Monday, August 24, 2015

Go Set a Watchman

Go Set A Watchman
Harper Lee
Harper Collins Publishers
New York, New York
ISBN: 978-0-06-240985-0
2015
$ 27.99
280 pages

How does anyone write a sequel to a legend?  To Kill a Mockingbird won the Pulitzer Prize, the Presidential Medal of Freedom and numerous other literary awards.  So how do you write anything else?

To Kill a Mockingbird awoke the world to the truth the everyone in the South knew existed, but no one ever had put into words.

Go Set a Watchman continues the story with Scout returning to her home for a two-week vacation.    Now she is twenty-six.   How has she changed since she was eight?  Does she still wear overalls?

To be fair to all the hype and criticism of this book, I decided to reread To Kill a Mockingbird.   It is amazing how much I enjoyed the book since reading it back in junior high.   I also question how much I probably did not understand in the book from a teenager's perspective. I strongly felt I needed to read two books to see if I also questioned whether Harper Lee actually wrote both books.
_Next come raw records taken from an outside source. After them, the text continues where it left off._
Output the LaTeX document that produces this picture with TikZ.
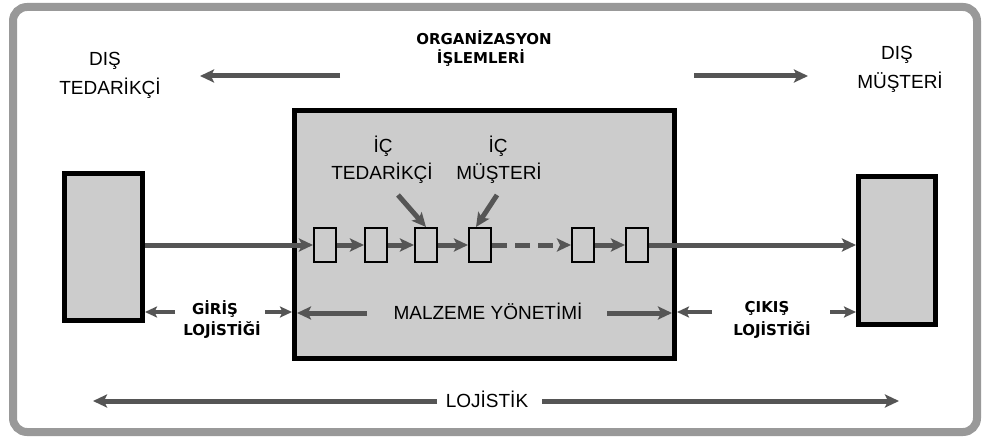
\documentclass[tikz,border=0pt]{standalone}
\usepackage{fontspec}
\setmainfont{Liberation Sans}
\newfontfamily\wideb{DejaVu Sans}
\usetikzlibrary{arrows.meta}
\definecolor{framegray}{HTML}{999999}
\definecolor{boxgray}{HTML}{CCCCCC}
\definecolor{flowgray}{HTML}{555555}

\begin{document}
\begin{tikzpicture}[x=1pt,y=-1pt,
  lbl/.style={font=\fontsize{19}{23}\selectfont, anchor=base, inner sep=0pt},
  blbl/.style={font=\wideb\bfseries\fontsize{15}{18}\selectfont, anchor=base, inner sep=0pt},
  party/.style={draw=black, fill=boxgray, line width=5pt, inner sep=0pt},
  stagebox/.style={draw=black, fill=boxgray, line width=2pt, inner sep=0pt,
                   minimum width=22, minimum height=34},
  flow/.style={draw=flowgray, line width=5pt,
               -{Stealth[length=14pt,width=13pt,inset=3pt]}},
  thinflow/.style={draw=flowgray, line width=4pt,
               -{Stealth[length=12pt,width=11pt,inset=2.5pt]}}
]
\useasboundingbox (0,0) rectangle (984,438);
\fill[white] (0,0) rectangle (984,438);

% outer frame
\draw[line width=8pt, framegray, rounded corners=14pt] (13,7) rectangle (977,432);

% parties: external supplier, organisation, external customer
\node[party, minimum width=78, minimum height=147] (lbox) at (103.5,247) {};
\node[party, minimum width=380, minimum height=248] (mbox) at (484.5,234.5) {};
\node[party, minimum width=77, minimum height=148] (rbox) at (897,250.5) {};

% internal process stages
\node[stagebox] (b1) at (325,245) {};
\node[stagebox] (b2) at (376,245) {};
\node[stagebox] (b3) at (426,245) {};
\node[stagebox] (b4) at (480,245) {};
\node[stagebox] (b5) at (583,245) {};
\node[stagebox] (b6) at (637,245) {};

% material flow through the chain
\draw[flow] (lbox.east |- b1.west) -- (b1.west);
\draw[flow] (b1.east) -- (b2.west);
\draw[flow] (b2.east) -- (b3.west);
\draw[flow] (b3.east) -- (b4.west);
\draw[flow, dash pattern=on 15pt off 8pt] (b4.east) -- (b5.west);
\draw[flow] (b5.east) -- (b6.west);
\draw[flow] (b6.east) -- (rbox.west |- b6.east);

% top labels
\node[lbl] (dis1) at (105,66) {DIŞ};
\node[lbl] (tedarikci) at (110,95) {TEDARİKÇİ};
\node[lbl] (dis2) at (897,60) {DIŞ};
\node[lbl] (musteri) at (900,89) {MÜŞTERİ};
\node[blbl] (org) at (484,45) {ORGANİZASYON};
\node[blbl] (islem) at (481,64) {İŞLEMLERİ};

\coordinate (tl1) at (340,76);
\coordinate (tl2) at (200,76);
\coordinate (tr1) at (694,76);
\coordinate (tr2) at (808,76);
\draw[flow] (tl1) -- (tl2);
\draw[flow] (tr1) -- (tr2);

% internal supplier / customer
\node[lbl] (ic1) at (383,153) {İÇ};
\node[lbl] (itedarikci) at (382,180) {TEDARİKÇİ};
\node[lbl] (ic2) at (498,153) {İÇ};
\node[lbl] (imusteri) at (499,180) {MÜŞTERİ};
\coordinate (itd) at (398,195);
\coordinate (imu) at (497,195);
\draw[flow] (itd) -- (b3.north);
\draw[flow] (imu) -- ([xshift=-4pt]b4.north);

% inbound logistics
\node[blbl] (giris) at (215,314) {GİRİŞ};
\node[blbl] (glojistigi) at (222,335) {LOJİSTİĞİ};
\coordinate (gl) at (175,312);
\coordinate (gr) at (265,312);
\draw[thinflow] (gl) -- (lbox.east |- gl);
\draw[thinflow] (gr) -- (mbox.west |- gr);

% materials management
\node[lbl] (malzeme) at (488,319) {MALZEME YÖNETİMİ};
\coordinate (ml) at (367,313);
\coordinate (mr) at (607,313);
\draw[flow, shorten >=5pt] (ml) -- (mbox.west |- ml);
\draw[flow, shorten >=5pt] (mr) -- (mbox.east |- mr);

% outbound logistics
\node[blbl] (cikis) at (767,312) {ÇIKIŞ};
\node[blbl] (clojistigi) at (772,335) {LOJİSTİĞİ};
\coordinate (cl) at (712,312);
\coordinate (cr) at (830,312);
\draw[thinflow] (cl) -- (mbox.east |- cl);
\draw[thinflow] (cr) -- (rbox.west |- cr);

% logistics span
\node[lbl] (lojistik) at (487,407) {LOJİSTİK};
\coordinate (ll1) at (437,401);
\coordinate (ll2) at (93,401);
\coordinate (lr1) at (542,401);
\coordinate (lr2) at (899,401);
\draw[flow] (ll1) -- (ll2);
\draw[flow] (lr1) -- (lr2);
\end{tikzpicture}
\end{document}
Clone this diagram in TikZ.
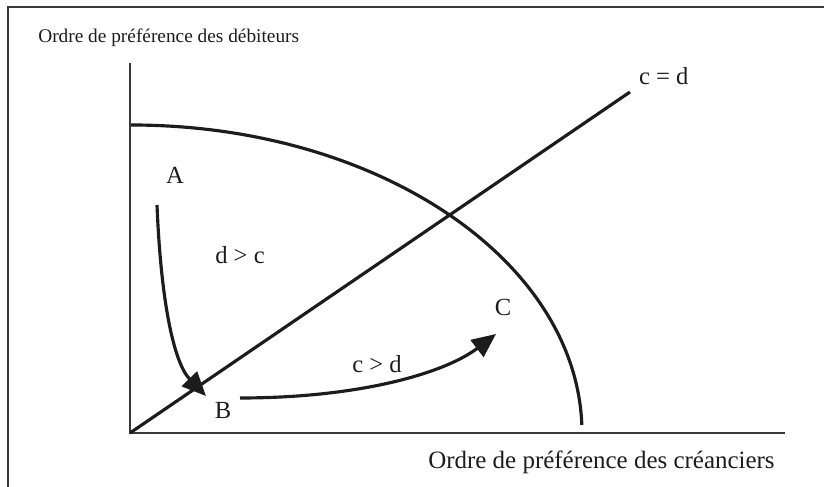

What is disturbing is what Go Set a Watchman is missing.   Very little is given as to Scout's life in New York City.  Doesn't the reader want to know how she lives there, how she works, who are her friends, and many other questions?

Also To Kill a Mockingbird obviously went through a long editing process.   Few books today are given that attention which can turn a book into greatness.

The story continues while missing some major characters from the first book.  It takes a while to reveal why they are not in the story.  I really missed these supporting characters and unfortunately no one replaced them.  Harper Lee loved her characters in the first book.  In this one, the love is not there.

Go Set a Watchman has flashbacks of incidents that happened supposedly in Mockingbird
and during Scout's other school experiences.  This feels like snippets just to fill the space.  The relevance to the story is not a continual line but jumping between the present and the past. These flashbacks greatly enrich Go Set a Watchman.  The problem is that these memories although significant change the tempo in reading due to their significance.

The sequel has the same number of pages but close to half the words.  Larger print was utilized to make the book as a physical duplicate of the first book.  

The book feels as if someone combined possible story events into this book without the love of the characters.   However, the does change in the last third of the book.  When Uncle Jack is explaining the Civil War to Scout, there is no question in my mind that this voice is Harper Lee.  The frankness, truthfulness, and awareness of the Southern culture changes dramatically in this section.  This is someone who truly understands the South.

As a mixed-child with a mother from the South and a Yankee father, I loved her vision of the South.
The book was worth reading just for those five pages.   That is the exquisite writing I expect from Harper Lee.

Would I buy the book again? No.  Will I buy any future finds of Harper Lee's?  Probably not.